In particolare, Aratta, citata nei maggiori poemi sumerici (tra cui “Enmerkar e il signore di Aratta”, “Enmerkar ed Ensuhkeshdanna”, “Lugalbanda e l’uccello Anzu”, e nello stesso poema di Gilgamesh), è presentata come un posto lontano e difficile da raggiungere, favolosamente ricco, pieno di oro, argento, lapislazzuli e numerosi altri materiali preziosi. La città è anche presentata come la sede della dea Inanna, alla quale fu dedicato un tempio completamente costruito di lapislazzuli; le vicissitudini della città con i re sumerici indurranno la dea a scegliere Uruk, centro della Mesopotamia meridionale, come propria residenza, consegnando la regalità al Sumer e alla dinastia fondata da Enmerkar e continuata con Lugalbanda e il mitologico Gilgamesh.

Il ricordo della città rimarrà vivo nella letteratura mesopotamica tanto da essere ricordata nei poemi di Shulgi, re di Ur, e in altri testi paleobabilonesi approssimativamente datati al XIX secolo a.C. In attesa di trovare conferme sull’identificazione del sito, i rinvenimenti effettuati negli ultimi 23 anni dalla missione iraniana di Mansur Sajjadi e dal nuovo progetto di Enrico Ascalone nella cosiddetta “Pompei d’Oriente” hanno confermato l’eccezionalità di Shahr-i Sokhta che, sebbene depositaria di un percorso autonomo di crescita, sorge a cavallo tra le quattro grandi civiltà fluviali (Oxus, Indo, Tigri-Eufrate e Halil) dell’Asia Media, Centrale e Meridionale: quella sumerica, i cui legami letterari confluiscono nella mitologia; quella di Jiroft, culla di una nuova e dimenticata civiltà fino al 2003; quella dei grandi centri dell’Asia Centrale; quella dei grandi insediamenti di Harappa e Mohenjo-daro, con cui Shahr-i Sokhta intrattenne rapporti a vario livello.

Shahr-i Sokhta, la cui estensione è di circa 200 ettari, da una parte ha mostrato processi di crescita locale ben radicati nel tessuto culturale del Sistan iraniano e, dall’altra, tra il secondo quarto del III e l’inizio del II millennio a.C. ha restituito straordinarie evidenze di un ‘long-distance trade’ tra i principali centri del Vicino Oriente.

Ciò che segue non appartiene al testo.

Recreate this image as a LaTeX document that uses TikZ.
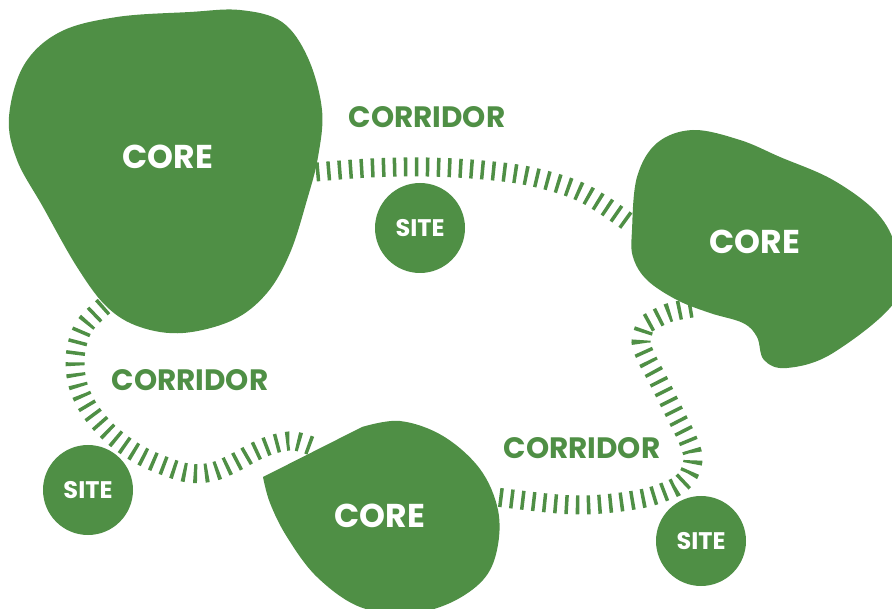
\documentclass[tikz,border=0pt]{standalone}
\usepackage{fontspec}
\setmainfont{Poppins}
\definecolor{leaf}{RGB}{79,143,69}
\begin{document}
\begin{tikzpicture}[x=1pt,y=-1pt,
  corridor/.style={draw=leaf, line width=19pt, dash pattern=on 3.5pt off 7.5pt},
  blob/.style={fill=leaf},
  corelabel/.style={text=white, font=\bfseries\fontsize{33}{33}\selectfont, inner sep=0pt},
  sitecircle/.style={circle, fill=leaf, minimum size=90pt, inner sep=0pt, text=white, font=\bfseries\fontsize{24}{24}\selectfont},
  corridorlabel/.style={text=leaf, font=\bfseries\fontsize{29.5}{29.5}\selectfont, inner sep=0pt}]
\useasboundingbox (0,0) rectangle (892,609);

% corridor end points
\coordinate (c1a) at (316,172);
\coordinate (c2a) at (628,222);
\coordinate (c1b) at (104,306);
\coordinate (c3a) at (314,447);
\coordinate (c2b) at (692,308);
\coordinate (c3b) at (496,497);

% corridors (drawn below the cores)
\draw[corridor] plot[smooth, tension=0.6] coordinates
  {(c1a) (370,168) (427,167) (483,170) (533,177) (583,193) (c2a)};
\draw[corridor] plot[smooth, tension=0.6] coordinates
  {(c1b) (85,325) (77,345) (75,365) (78,385) (86,404) (98,421) (115,438) (138,454) (162,465) (188,473) (212,472) (234,463) (254,452) (274,444) (294,441) (c3a)};
\draw[corridor] plot[smooth, tension=0.5] coordinates
  {(c2b) (668,313) (646,324)}
  -- plot[smooth, tension=0.6] coordinates
  {(646,324) (641,342) (647,359) (657,378) (667,398) (677,418) (687,438) (693,457) (689,474) (679,485) (664,492) (645,498) (613,503) (580,505) (547,503) (c3b)};

% cores
\fill[blob] plot[smooth cycle, tension=0.6] coordinates
  {(9,117) (24,65) (60,32) (117,17) (190,12) (240,10) (282,22) (308,58) (322,110) (318,157) (307,200) (290,253) (267,293) (233,320) (183,333) (140,327) (107,307) (77,267) (43,207) (17,160)};
\fill[blob] plot[smooth cycle, tension=0.6] coordinates
  {(632,230) (637,177) (657,143) (693,130) (740,140) (780,157) (833,180) (877,213) (896,250) (896,300) (833,353) (787,368) (764,360) (757,337) (743,323) (710,313) (677,300) (647,280) (633,257)};
\fill[blob] (263,477) -- (362,427) -- plot[smooth, tension=0.6] coordinates
  {(362,427) (400,421) (443,436) (480,469) (498,510) (497,550) (483,580) (450,603) (410,613) (360,607) (317,577) (287,537) (270,503) (263,477)} -- cycle;

\node[corelabel] (core1) at (168,157) {CORE};
\node[corelabel] (core2) at (755,242) {CORE};
\node[corelabel] (core3) at (380,516) {CORE};

% sites
\node[sitecircle] (site1) at (420,228) {SITE};
\node[sitecircle] (site2) at (88,490) {SITE};
\node[sitecircle] (site3) at (701,541) {SITE};

% corridor labels
\node[corridorlabel] (lab1) at (427,117) {CORRIDOR};
\node[corridorlabel] (lab2) at (190,380) {CORRIDOR};
\node[corridorlabel] (lab3) at (582,448) {CORRIDOR};
\end{tikzpicture}
\end{document}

In particolare, le evidenze di attività manifatturiere nell’insediamento e la scoperta di ingenti quantitativi di pietre non lavorate semi-preziose come lapislazzuli, turchese, alabastro e altro hanno permesso di riconoscere, nel centro del Sistan, un’area di approdo, stoccaggio, lavorazione e redistribuzione del materiale destinato per un fabbisogno interno e per un domanda esterna da riconoscersi nelle oasi dell’Oxus, nelle fertili valli dello Halil (Jiroft), nelle pianure della valle dell’Indo e nelle aree alluvionali mesopotamiche, le cui evidenze archeologiche provenienti dai maggiori centri del sud (Ur), della Diyala (Khafaja), del medio corso dell’Eufrate (Mari) e dell’Alta Mesopotamia (Tepe Gawra), assieme a quelle della Siria Interna (Ebla), risultano decisive per confermare la presenza di due maggiori itinerari commerciali che sfruttarono, a nord, la via del Khorasan (ben conosciuta dai più tardi testi dei geografi arabi) e, a sud, la via marittima del Golfo Persico che, a partire dalla seconda metà del III millennio a.C., gradualmente sostituirà l’arteria settentrionale.

Con la fine del III millennio a.C. la floridità del maggiore centro del Sistan dovette scomparire progressivamente e improvvisamente, per cause perlopiù misteriose che coinvolsero i maggiori centri di tutta l’Asia Media. Shahr-i Sokhta, come i maggiori centri della civiltà Harappana, cesserà la propria esistenza colpita da una crisi che la ricerca archeologica tende a spiegare, non senza incertezza, con un radicale e repentino cambiamento climatico che avrebbe colpito quei centri, la cui sussistenza risiedeva principalmente nelle risorse idriche della regione.